During her time in the White House, Robinson rarely gave interviews and appeared publicly with the Obamas only on holidays and at some cultural events, often when her granddaughters were present.
“If somebody’s going to be with these kids other than their parents,” she once said, “it better be me.”
Importance of education
Marian Lois Shields, one of seven siblings, was born in Chicago on July 30, 1937. After all their children were born, her parents separated.
Marian attended two years at a teachers’ college but did not complete the program for financial reasons, her son wrote in a memoir. In her early 20s, she married Fraser Robinson and stressed the importance of education to her children, both of whom graduated from Ivy League schools.
“She taught us that you can be open and honest about your own shortcomings and it doesn’t necessarily mean your kids are going to adopt them,” Michelle Obama once said.
The Robinson family was sceptical when Michelle brought Barack Obama home to introduce him; they had met at the Chicago law office of Sidley Austin and began dating in 1989.
Michelle had been career-focused and showed little interest in settling down. But after their marriage in 1992, the large Chicago-based family brought him into its fold. Obama had few relatives nearby, and the Robinsons threw his birthday parties and became the family with whom he celebrated holidays.
Obama said Robinson was an unsung hero in his political trajectory. Had she not quit her job to help care for her granddaughters, Michelle might not have felt comfortable taking on the travel required to support her husband’s presidential campaign.
Robinson lived in the modest Chicago townhouse that she and Fraser had shared until moving to the White House. There, she lived on the third floor – one level up from where “Michelle’s family” lived.
She described herself as being like most grandmothers. She teased her daughter about her strict rules for Malia and Sasha, including limited television-watching and early bed times.
“I’ve heard [Michelle] say, ‘Mom, what are you rolling your eyes at? You made us do the same thing,’” Robinson once told the Boston Globe.
“I don’t remember being that bad.
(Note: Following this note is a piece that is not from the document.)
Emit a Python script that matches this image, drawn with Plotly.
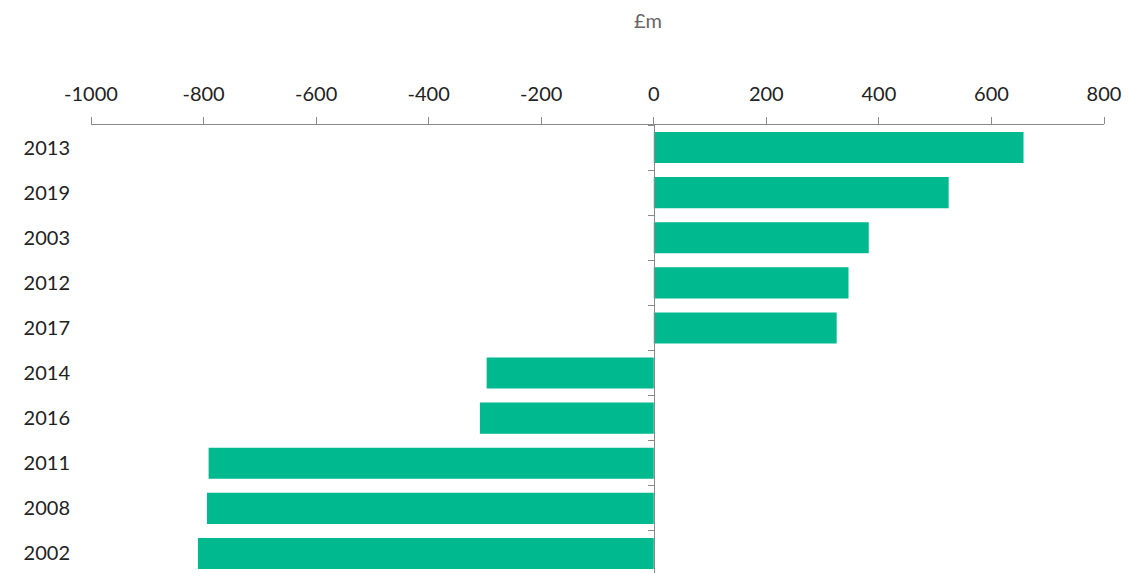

It seems like she’s just going overboard.”
She described her approach to grandmothering as: “I do everything that grandmothers do that they’re not supposed to.
“I have candy, they stay up late . . . they watch TV as long as they want to, we’ll play games until the wee hours,” she said.
In addition to her daughter and son, six grandchildren survive her.
Gold-medal runner
Along with her deep involvement with her family, Robinson maintained varied interests. She was in her 50s when she took up running and won gold in the 50-metre and 100-metre races in the 1997 Illinois Senior Olympics. She stopped running after an injury.
“If I can’t do it fast, I’m not doing it,” she told Oprah Winfrey’s magazine in 2007. “You don’t run just to be running – you run to win.”
She had not travelled abroad before her son-in-law was elected president and seemed to like tagging along on the first family’s official overseas visits. When asked whether she was enjoying her life in Washington, Robinson told Essence, “I really am. You want to know why? Because my children are good parents. It makes it very easy to be a grandmother when your children are good parents.”
Robinson built a busy social calendar that included trips to casinos in Las Vegas and concerts in Washington. At the same time, her low-profile gave her a level of anonymity that allowed her to travel without a security detail. If someone recognised her as the mother-in-law of the president, she would often say, “I get that a lot.”